# Bouvier grooming technique



## Bart (Jul 15, 2010)

I just got an old (1974) book on Bouviers and in the grooming section it describes a procedure as an alternative to an annual takedown. In the book, those are the only two choices. It doesn't mention rolling a coat like with a schnauzer or terrier or the Coat King tools (obviously because it was before those).

The procedure is:

1. Slicker brush and comb with coarse comb (this much is the regular routine)
2. Back brush with pin brush and back comb with coarse comb
3. Back comb again with fine comb.
4. Rebursh with slicker with the grain

The book refers to this as "monthly stripping"

A knife is used to thin the cheeks or shorten areas as are the thinning shears but it's not mentioned for the whole jacket other than the takedown alternative.

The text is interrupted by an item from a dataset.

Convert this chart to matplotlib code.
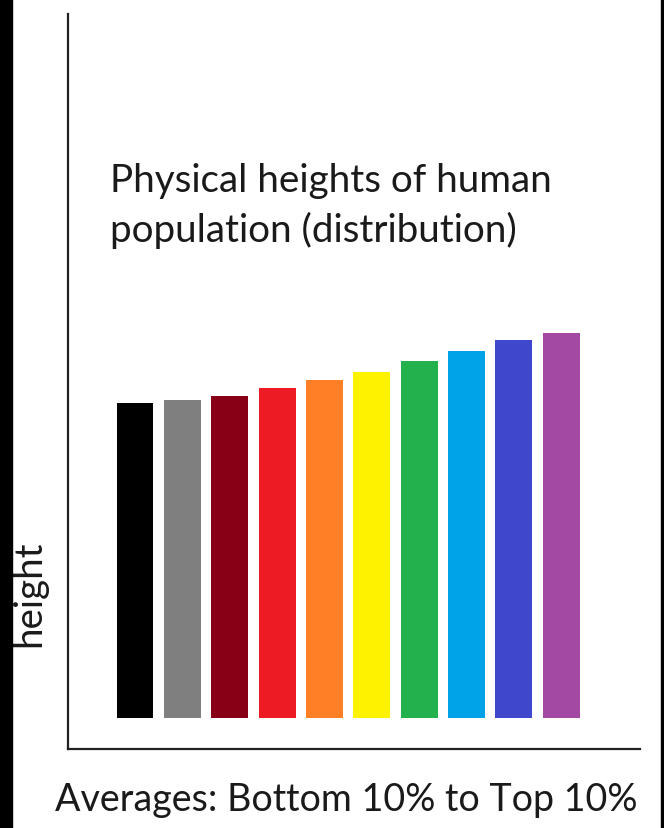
import matplotlib
matplotlib.use("Agg")
import matplotlib.pyplot as plt
from matplotlib.patches import Rectangle

# data
groups = ["Bottom 10%", "2", "3", "4", "5", "6", "7", "8", "9", "Top 10%"]
heights = [63.0, 63.6, 64.5, 66.1, 67.7, 69.3, 71.4, 73.5, 75.6, 77.1]
colors = ["#000000", "#7F7F7F", "#880015", "#ED1C24", "#FF7F27",
          "#FFF200", "#22B14C", "#00A2E8", "#3F48CC", "#A349A4"]
title = "Physical heights of human\npopulation (distribution)"
xlabel = "Averages: Bottom 10% to Top 10%"
ylabel = "height"

W, H = 664, 829
fig = plt.figure(figsize=(W / 100, H / 100), dpi=100)
fig.patch.set_facecolor("white")

ax = fig.add_axes([68 / W, 1 - 750 / H, (640 - 68) / W, (750 - 15) / H])
x = list(range(len(heights)))
ax.bar(x, heights, width=0.78, color=colors, bottom=0)
ax.set_xlim(-1.415, 10.665)
ax.set_ylim(-6.2, 140.8)
for s in ["top", "right"]:
    ax.spines[s].set_visible(False)
for s in ["left", "bottom"]:
    ax.spines[s].set_linewidth(1.6)
    ax.spines[s].set_color("#222222")
ax.set_xticks([])
ax.set_yticks([])

fam = ["Lato", "DejaVu Sans"]
tc = "#1a1a1a"

fig.canvas.draw()
r = fig.canvas.get_renderer()

def fit(t, target_w, vertical=False):
    t.set_fontsize(20)
    bb = t.get_window_extent(renderer=r)
    w = bb.height if vertical else bb.width
    t.set_fontsize(20 * target_w / w)

# title lines
t1 = fig.text(110 / W, 1 - 192 / H, "Physical heights of human", family=fam,
              color=tc, ha="left", va="baseline")
fit(t1, 443)
t2 = fig.text(110 / W, 1 - 242 / H, "population (distribution)", family=fam,
              color=tc, ha="left", va="baseline", fontsize=t1.get_fontsize())

tx = fig.text(346 / W, 1 - 811 / H, xlabel, family=fam, color=tc,
              ha="center", va="baseline")
fit(tx, 582)

ty = fig.text(29 / W, 1 - 594 / H, ylabel, family=fam, color=tc,
              ha="center", va="center", rotation=90)
fit(ty, 107, vertical=True)

# dark side strips of the source picture
fig.patches.append(Rectangle((0, 0), 12 / W, 1, transform=fig.transFigure,
                             color="black", zorder=10))
fig.patches.append(Rectangle((661 / W, 0), 3 / W, 1, transform=fig.transFigure,
                             color="black", zorder=10))

fig.savefig("out.png", dpi=100, facecolor="white")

The procedure is interesting and I guess the back combing thins the undercoat sufficiently if it's done often enough.

Any opionions on this technique? Any specific tools recommendations for it? Right now I have a slicker (I already asked about that), and a coarse/medium greyhound comb. What's a good pin brush and fine comb?

I'm going to try to visit a groomer I found who has 3 bouviers not too far away. I'll probably get a groom done and see what I can learn.


----------



## prntmkr (Jan 17, 2009)

We've had 2 Bouviers, and now have a BRT. 
I would _highly_ recommend getting a Coat King!
I wish we'd have had one when we had our Bouv's.


----------



## Bart (Jul 15, 2010)

I got three Coat Kings. I quit them after the last time I clipped the coat at the beginning of July. The advice is in this thread: http://www.dogforums.com/dog-grooming-forum/81943-good-slicker.html
makes me want to find a better solution. That's why I'm checking out alternative techniques. I even looked at handstripping but I haven't found any straightforward directions on a Bouvier. One book talks about hand stripping with a knife, rolling or takedown but the author just mentions it without giving directions other than the pulling technique -- doesn't mention which hair to pull. There's better directions for schnauzers and terriers but these coats are a little different. Their coat should be quite wiry and shorter. In my bouvier's coat, I would get lost with those methods. This handstripping author actually uses the Coat Kings as well, to "muck out" the undercoat. When I really analyzed the book, I determined they hardly knew what they were talking about and the book contained a number of errors in fact. The book does have some specific scissoring instructions though. The author was both a professional groomer and bouvier show breeder. I'm not saying their techniques aren't viable, but they are like most everyone's influenced by ill-informed advice and "the way we've always done it."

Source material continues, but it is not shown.